Available data
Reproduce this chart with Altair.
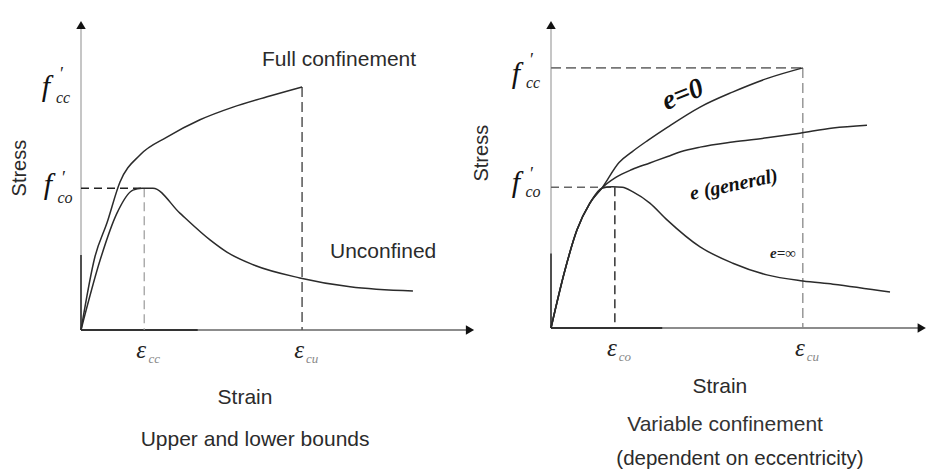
import altair as alt
import pandas as pd

# ---------------------------------------------------------------
# Left panel: upper and lower bounds of the stress-strain curve
# (strain in 10^-3, stress in MPa, schematic values)
# ---------------------------------------------------------------
L_UNC_STRAIN = [0, 0.59, 1.11, 1.60, 1.88, 2.22, 3.05, 3.98, 4.50, 5.31, 6.75, 8.30, 10.24]
L_UNC_STRESS = [0, 14.9, 24.9, 29.8, 30.2, 30.2, 24.9, 19.2, 16.6, 13.9, 11.1, 9.2, 8.3]
L_FULL_STRAIN = [0, 0.43, 0.80, 1.20, 1.82, 2.65, 3.67, 4.69, 5.74, 6.82]
L_FULL_STRESS = [0, 15.6, 22.8, 31.5, 37.3, 41.1, 44.8, 47.5, 49.7, 51.8]
L_FCO, L_FCC = 30.2, 51.8
L_EPS_CC, L_EPS_CU = 1.95, 6.82

# ---------------------------------------------------------------
# Right panel: variable confinement, dependent on eccentricity
# ---------------------------------------------------------------
R_RISE_STRAIN = [0, 0.43, 0.80, 1.20, 1.57]
R_RISE_STRESS = [0, 12.4, 21.0, 26.8, 30.0]
R_E0_STRAIN = [2.1, 2.5, 3.0, 3.6, 4.6, 5.6, 6.7, 7.77]
R_E0_STRESS = [35.5, 37.8, 40.3, 43.1, 47.4, 50.6, 53.6, 55.8]
R_GEN_STRAIN = [2.0, 2.5, 3.05, 3.6, 4.0, 4.6, 5.6, 6.66, 7.68, 8.7, 9.75]
R_GEN_STRESS = [32.3, 34.0, 35.4, 36.8, 37.8, 38.8, 39.9, 40.8, 41.8, 42.9, 43.5]
R_INF_STRAIN = [1.9, 2.2, 2.53, 3.05, 3.58, 4.60, 5.61, 6.66, 7.77, 8.70, 10.46]
R_INF_STRESS = [30.3, 30.2, 29.2, 26.8, 23.2, 17.4, 13.9, 11.4, 10.1, 9.4, 7.7]
R_FCO, R_FCC = 30.2, 55.8
R_EPS_CO, R_EPS_CU = 1.97, 7.77

STRESS_MAX = 65
L_STRAIN_MAX, R_STRAIN_MAX = 12.0, 11.54

SANS = "Liberation Sans"
SERIF = "Liberation Serif"
INK = "#2b2b2b"
TEXT_SIZE = 21

# each panel keeps its own scales; ranges place the panels side by side
SCALES = {
    "L": (alt.Scale(domain=[0, L_STRAIN_MAX], range=[0, 389], nice=False, zero=False),
          alt.Scale(domain=[0, STRESS_MAX], range=[305, 0], nice=False, zero=False)),
    "R": (alt.Scale(domain=[0, R_STRAIN_MAX], range=[470, 844], nice=False, zero=False),
          alt.Scale(domain=[0, STRESS_MAX], range=[303, 0], nice=False, zero=False)),
}


def enc(panel, with2=False):
    sx, sy = SCALES[panel]
    e = dict(x=alt.X("x:Q", scale=sx, axis=None), y=alt.Y("y:Q", scale=sy, axis=None))
    if with2:
        e.update(x2="x2:Q", y2="y2:Q")
    return e


def curve(panel, xs, ys):
    df = pd.DataFrame({"x": xs, "y": ys})
    return alt.Chart(df).mark_line(color=INK, strokeWidth=1.5, interpolate="monotone").encode(**enc(panel))


def segment(panel, x, y, x2, y2, **style):
    df = pd.DataFrame({"x": [x], "y": [y], "x2": [x2], "y2": [y2]})
    return alt.Chart(df).mark_rule(**style).encode(**enc(panel, True))


def label(panel, x, y, text, **style):
    df = pd.DataFrame({"x": [x], "y": [y], "t": [text]})
    return alt.Chart(df).mark_text(**style).encode(text="t:N", **enc(panel))


def caption(panel, x, y, text, **style):
    style.setdefault("fontSize", TEXT_SIZE)
    style.setdefault("color", INK)
    return label(panel, x, y, text, font=SANS, align="center", baseline="middle", **style)


def arrow(panel, x, y, shape):
    df = pd.DataFrame({"x": [x], "y": [y]})
    return alt.Chart(df).mark_point(shape=shape, filled=True, size=90, color="#111",
                                    opacity=1).encode(**enc(panel))


def axes(panel, xmax):
    return [
        segment(panel, 0, 0, 0, STRESS_MAX, color="#a8a8a8", strokeWidth=1.3),
        segment(panel, 0, 0, xmax, 0, color="#8c8c8c", strokeWidth=2),
        segment(panel, 0, 0, 0, 16, color="#333", strokeWidth=1.6),
        segment(panel, 0, 0, xmax * 0.3, 0, color="#333", strokeWidth=2),
        arrow(panel, 0, STRESS_MAX, "triangle-up"),
        arrow(panel, xmax, 0, "triangle-right"),
    ]


def f_label(panel, level, sub, dx, dys):
    # italic f with prime and subscript, anchored on the stress level
    return [
        label(panel, 0, level, "f", font=SERIF, fontStyle="italic", fontSize=30, color="#111",
              align="center", baseline="alphabetic", dx=dx, dy=dys[0]),
        label(panel, 0, level, "′", font=SERIF, fontSize=18, color="#222",
              align="center", baseline="alphabetic", dx=dx + 16, dy=dys[1]),
        label(panel, 0, level, sub, font=SERIF, fontStyle="italic", fontSize=16, color="#222",
              align="center", baseline="alphabetic", dx=dx + 17, dy=dys[2]),
    ]


def eps_label(panel, strain, sub):
    return [
        label(panel, strain, 0, "ε", font=SERIF, fontStyle="italic", fontSize=25, color="#222",
              align="center", baseline="alphabetic", dx=-3, dy=28),
        label(panel, strain, 0, sub, font=SERIF, fontStyle="italic", fontSize=13, color="#888",
              align="center", baseline="alphabetic", dx=10, dy=33),
    ]


# ---------------- left panel ----------------
left_layers = axes("L", L_STRAIN_MAX) + [
    segment("L", 0, L_FCO, L_EPS_CC, L_FCO, color="#222", strokeWidth=1.5, strokeDash=[8, 5]),
    segment("L", L_EPS_CC, L_FCO, L_EPS_CC, 0, color="#9a9a9a", strokeWidth=1.2, strokeDash=[9, 5]),
    segment("L", L_EPS_CU, L_FCC, L_EPS_CU, 0, color="#555", strokeWidth=1.5, strokeDash=[10, 5]),
    curve("L", L_UNC_STRAIN, L_UNC_STRESS),
    curve("L", L_FULL_STRAIN, L_FULL_STRESS),
    caption("L", 7.96, 57.5, "Full confinement"),
    caption("L", 9.32, 16.6, "Unconfined"),
    caption("L", -1.88, 34.5, "Stress", angle=270, fontSize=20),
    caption("L", 5.06, -14.5, "Strain"),
    caption("L", 5.37, -23.4, "Upper and lower bounds"),
] + f_label("L", L_FCC, "cc", -35, [9, -7, 16]) \
  + f_label("L", L_FCO, "co", -33, [6, -4, 15]) \
  + eps_label("L", L_EPS_CC, "cc") + eps_label("L", L_EPS_CU, "cu")

# ---------------- right panel ----------------
right_layers = axes("R", R_STRAIN_MAX - 0.1) + [
    segment("R", 0, R_FCC, R_EPS_CU, R_FCC, color="#777", strokeWidth=1.6, strokeDash=[10, 5]),
    segment("R", 0, R_FCO, R_EPS_CO, R_FCO, color="#666", strokeWidth=1.5, strokeDash=[8, 5]),
    segment("R", R_EPS_CO, R_FCO, R_EPS_CO, 0, color="#333", strokeWidth=1.5, strokeDash=[9, 5]),
    segment("R", R_EPS_CU, R_FCC, R_EPS_CU, 0, color="#888", strokeWidth=1.3, strokeDash=[10, 5]),
    curve("R", R_RISE_STRAIN + R_E0_STRAIN, R_RISE_STRESS + R_E0_STRESS),
    curve("R", R_RISE_STRAIN + R_GEN_STRAIN, R_RISE_STRESS + R_GEN_STRESS),
    curve("R", R_RISE_STRAIN + R_INF_STRAIN, R_RISE_STRESS + R_INF_STRESS),
    label("R", 4.07, 50.0, "e=0", font=SERIF, fontStyle="italic", fontWeight="bold",
          fontSize=28, color="#111", angle=338, align="center", baseline="middle"),
    label("R", 5.64, 30.7, "e (general)", font=SERIF, fontStyle="italic", fontWeight="bold",
          fontSize=20, color="#111", angle=348, align="center", baseline="middle"),
    label("R", 7.16, 16.1, "e=∞", font=SERIF, fontStyle="italic", fontWeight="bold",
          fontSize=15, color="#222", align="center", baseline="middle"),
    caption("R", -2.13, 37.5, "Stress", angle=270, fontSize=20),
    caption("R", 5.21, -12.7, "Strain"),
    caption("R", 5.37, -20.8, "Variable confinement", color="#333"),
    caption("R", 5.83, -28.1, "(dependent on eccentricity)", fontSize=20.5),
] + f_label("R", R_FCC, "cc", -35, [15, -2, 20]) \
  + f_label("R", R_FCO, "co", -35, [5, -7, 10]) \
  + eps_label("R", R_EPS_CO, "co") + eps_label("R", R_EPS_CU, "cu")

chart = (
    alt.layer(alt.layer(*left_layers), alt.layer(*right_layers))
    .resolve_scale(x="independent", y="independent")
    .properties(
        width=846,
        height=305,
        padding={"left": 81, "top": 25, "right": 0, "bottom": 139},
        autosize=alt.AutoSizeParams(type="none"),
        background="white",
    )
    .configure_view(stroke=None)
)

chart.save("out.html", embed_options={"renderer": "svg", "actions": False})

What needs to be done
Starting with the first line of the data above and ending with the line containing "TEXT_SIZE = 21", please restate every line exactly, leaving images out.

The output
Reproduce this chart with Altair.
import altair as alt
import pandas as pd

# ---------------------------------------------------------------
# Left panel: upper and lower bounds of the stress-strain curve
# (strain in 10^-3, stress in MPa, schematic values)
# ---------------------------------------------------------------
L_UNC_STRAIN = [0, 0.59, 1.11, 1.60, 1.88, 2.22, 3.05, 3.98, 4.50, 5.31, 6.75, 8.30, 10.24]
L_UNC_STRESS = [0, 14.9, 24.9, 29.8, 30.2, 30.2, 24.9, 19.2, 16.6, 13.9, 11.1, 9.2, 8.3]
L_FULL_STRAIN = [0, 0.43, 0.80, 1.20, 1.82, 2.65, 3.67, 4.69, 5.74, 6.82]
L_FULL_STRESS = [0, 15.6, 22.8, 31.5, 37.3, 41.1, 44.8, 47.5, 49.7, 51.8]
L_FCO, L_FCC = 30.2, 51.8
L_EPS_CC, L_EPS_CU = 1.95, 6.82

# ---------------------------------------------------------------
# Right panel: variable confinement, dependent on eccentricity
# ---------------------------------------------------------------
R_RISE_STRAIN = [0, 0.43, 0.80, 1.20, 1.57]
R_RISE_STRESS = [0, 12.4, 21.0, 26.8, 30.0]
R_E0_STRAIN = [2.1, 2.5, 3.0, 3.6, 4.6, 5.6, 6.7, 7.77]
R_E0_STRESS = [35.5, 37.8, 40.3, 43.1, 47.4, 50.6, 53.6, 55.8]
R_GEN_STRAIN = [2.0, 2.5, 3.05, 3.6, 4.0, 4.6, 5.6, 6.66, 7.68, 8.7, 9.75]
R_GEN_STRESS = [32.3, 34.0, 35.4, 36.8, 37.8, 38.8, 39.9, 40.8, 41.8, 42.9, 43.5]
R_INF_STRAIN = [1.9, 2.2, 2.53, 3.05, 3.58, 4.60, 5.61, 6.66, 7.77, 8.70, 10.46]
R_INF_STRESS = [30.3, 30.2, 29.2, 26.8, 23.2, 17.4, 13.9, 11.4, 10.1, 9.4, 7.7]
R_FCO, R_FCC = 30.2, 55.8
R_EPS_CO, R_EPS_CU = 1.97, 7.77

STRESS_MAX = 65
L_STRAIN_MAX, R_STRAIN_MAX = 12.0, 11.54

SANS = "Liberation Sans"
SERIF = "Liberation Serif"
INK = "#2b2b2b"
TEXT_SIZE = 21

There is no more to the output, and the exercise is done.